Other bug/data quality fixes

  • Ensure complete as possible EPA-EIA power sector data crosswalk by combining pudl-standardized PSDC, plant code mappings from eGRID, and our own manual crosswalking.
  • Add handling for negative fuel consumption reported in EIA-923
  • Stop dropping missing and zero values to help ensure complete timeseries
  • Previously, we had dropped data from CEMS that reflected units that only reported steam generation but no electricity generation. Based on an updated understanding of this data, we no longer drop this data from OGE.
  • Fixes bug in EIA-923 generation and fuel allocation process that was resulting in certain reported fuel consumption data being dropped for plants that retire mid-year
  • Updates manual timestamp corrections to EIA-930 data for 2022 and on CAISO data (#300), 2021 and on TEPC data (#322)
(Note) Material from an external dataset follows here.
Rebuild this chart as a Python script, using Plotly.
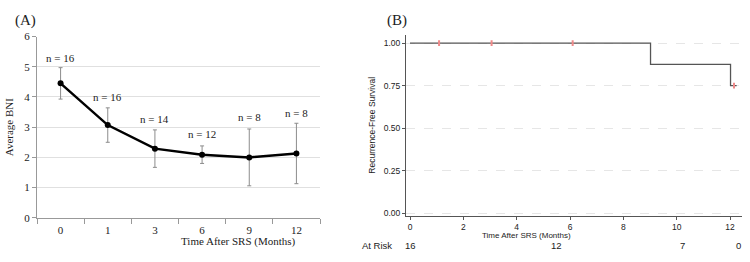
import plotly.graph_objects as go

# Panel A data
months = ["0", "1", "3", "6", "9", "12"]
avg_bni = [4.45, 3.07, 2.29, 2.09, 2.00, 2.13]
bni_err = [0.52, 0.57, 0.62, 0.29, 0.94, 1.00]
n_labels = ["n = 16", "n = 16", "n = 14", "n = 12", "n = 8", "n = 8"]
n_label_y = [5.3, 4.0, 3.27, 2.76, 3.33, 3.46]

# Panel B data (Kaplan-Meier)
km_time = [0, 9.02, 9.02, 12.02, 12.02, 12.25]
km_surv = [1.0, 1.0, 0.875, 0.875, 0.75, 0.75]
cens_time = [1.09, 3.06, 6.1, 12.15]
cens_surv = [1.0, 1.0, 1.0, 0.75]
risk_times = [0, 5.5, 10.2, 12.3]
risk_counts = ["16", "12", "7", "0"]

serif = "Liberation Serif"
sans = "Liberation Sans"

fig = go.Figure()

fig.add_trace(go.Scatter(
    x=months, y=avg_bni, mode="lines+markers",
    line=dict(color="black", width=2.5),
    marker=dict(color="black", size=6),
    error_y=dict(type="data", array=bni_err, color="#8c8c8c", thickness=1, width=2),
    xaxis="x", yaxis="y", showlegend=False,
))

fig.add_trace(go.Scatter(
    x=km_time, y=km_surv, mode="lines",
    line=dict(color="#555555", width=1.3),
    xaxis="x2", yaxis="y2", showlegend=False,
))
fig.add_trace(go.Scatter(
    x=cens_time, y=cens_surv, mode="markers",
    marker=dict(symbol="line-ns", size=4, line=dict(color="#f08a8a", width=2)),
    xaxis="x2", yaxis="y2", showlegend=False,
))

def py(px):
    return 1 - px / 262

annotations = []
for i, (lab, yy) in enumerate(zip(n_labels, n_label_y)):
    annotations.append(dict(x=i, y=yy, xref="x", yref="y", text=lab, showarrow=False,
                            yanchor="middle", font=dict(family=serif, size=11, color="#222")))
for t, c in zip(risk_times, risk_counts):
    annotations.append(dict(x=t, y=py(251), xref="x2", yref="paper", text=c, showarrow=False,
                            yanchor="middle", font=dict(family=sans, size=9.5, color="#222")))
annotations.append(dict(x=377 / 750, y=py(251), xref="paper", yref="paper", text="At Risk",
                        showarrow=False, yanchor="middle", font=dict(family=sans, size=9.5, color="#222")))
annotations.append(dict(x=13 / 750, y=py(15), xref="paper", yref="paper", text="(A)",
                        showarrow=False, xanchor="left", yanchor="middle",
                        font=dict(family=serif, size=15, color="#222")))
annotations.append(dict(x=385 / 750, y=py(15), xref="paper", yref="paper", text="(B)",
                        showarrow=False, xanchor="left", yanchor="middle",
                        font=dict(family=serif, size=15, color="#222")))
annotations.append(dict(x=(37 + 320) / 2 / 750, y=py(247), xref="paper", yref="paper",
                        text="Time After SRS (Months)", showarrow=False, yanchor="middle",
                        font=dict(family=serif, size=11, color="#222")))
annotations.append(dict(x=573 / 750, y=py(240), xref="paper", yref="paper",
                        text="Time After SRS (Months)", showarrow=False, yanchor="middle",
                        font=dict(family=sans, size=8, color="#222")))

fig.update_layout(
    width=750, height=262,
    margin=dict(l=0, r=0, t=0, b=0),
    paper_bgcolor="white", plot_bgcolor="white",
    annotations=annotations,
    xaxis=dict(
        domain=[37 / 750, 320 / 750], type="category", range=[-0.5, 5.5],
        showline=True, linecolor="#999", linewidth=1,
        ticks="outside", tickson="boundaries", ticklen=5, tickcolor="#999",
        ticklabelstandoff=2,
        showgrid=False, zeroline=False,
        tickfont=dict(family=serif, size=11, color="#222"),
        anchor="y",
    ),
    yaxis=dict(
        domain=[py(222), py(32)], range=[0, 6],
        tickvals=[0, 1, 2, 3, 4, 5, 6],
        showline=True, linecolor="#999", linewidth=1,
        ticks="outside", ticklen=4, tickcolor="#999",
        showgrid=True, gridcolor="#e0e0e0", zeroline=False,
        tickfont=dict(family=serif, size=11, color="#222"),
        title=dict(text="Average BNI", font=dict(family=serif, size=11, color="#222"), standoff=8),
        anchor="x",
    ),
    xaxis2=dict(
        domain=[406 / 750, 742 / 750], range=[-0.15, 12.45],
        tickvals=[0, 2, 4, 6, 8, 10, 12],
        showline=True, linecolor="#555", linewidth=1,
        ticks="outside", ticklen=3, tickcolor="#555",
        ticklabelstandoff=0,
        showgrid=False, zeroline=False,
        tickfont=dict(family=sans, size=8.5, color="#222"),
        anchor="y2",
    ),
    yaxis2=dict(
        domain=[py(220), py(30)], range=[-0.0169, 1.05],
        tickvals=[0, 0.25, 0.5, 0.75, 1.0],
        ticktext=["0.00", "0.25", "0.50", "0.75", "1.00"],
        showline=True, linecolor="#555", linewidth=1,
        ticks="outside", ticklen=3, tickcolor="#555",
        showgrid=True, gridcolor="#e6e6e6", griddash="dash", zeroline=False,
        tickfont=dict(family=sans, size=8.5, color="#222"),
        title=dict(text="Recurrence-Free Survival", font=dict(family=sans, size=8.5, color="#222"), standoff=6),
        anchor="x2",
    ),
)

fig.write_html("out.html")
Adds new data validation checks

  • Flags when different plant primary fuel identification methods result in different primary fuel assignments: Exports the primary_fuel_table with all intermediate columns to outputs to help with validation. Adds a new validation check to flag when the plant primary fuel assigned by the pipeline does not match the capacity-based primary fuel assignment. (#296)
  • Flags when subplants only contain a single combined cycle component: Combined cycle generators contain a steam part (CA) and turbine part (CT) that are linked together. Thus, our subplant groups that contain one part of a combined cycle plant should always in theory contain the other part as well. This PR adds a test that checks that both parts exist in a subplant if one exists. Besides CT and CA prime movers, there is also CS prime movers which represent a "single shaft" combined cycle unit where the steam and turbine parts share a single generator. These prime movers are allowed to be by themselves in a subplant, as are CC prime movers, which represent a "total unit." This PR adds a prime_mover_code column to the subplant crosswalk table to help validating this.(#297)
  • Checks for complete monthly data within a single year: Checks that 12 monthly “report_date”s exist for each plant/subplant, and also checks that the number of missing monthly datapoints matches the number of missing datapoints in the input data from CEMS and EIA-923.
  • Checks for complete hourly timestamps within a single year or single month: If the period is a 'year', checks that the length of the timeseries is 8760 (for a non-leap year) or 8784 (for a leap year). If the period is a 'month', checks that the length of the timeseries is equal to the length of the complete date_range between the earliest and latest timestamp in a month.(#299)
  • Exports a new output table that identifies whether input data (and non-zero input data) exists for each plant in EIA-923 and/or CEMS.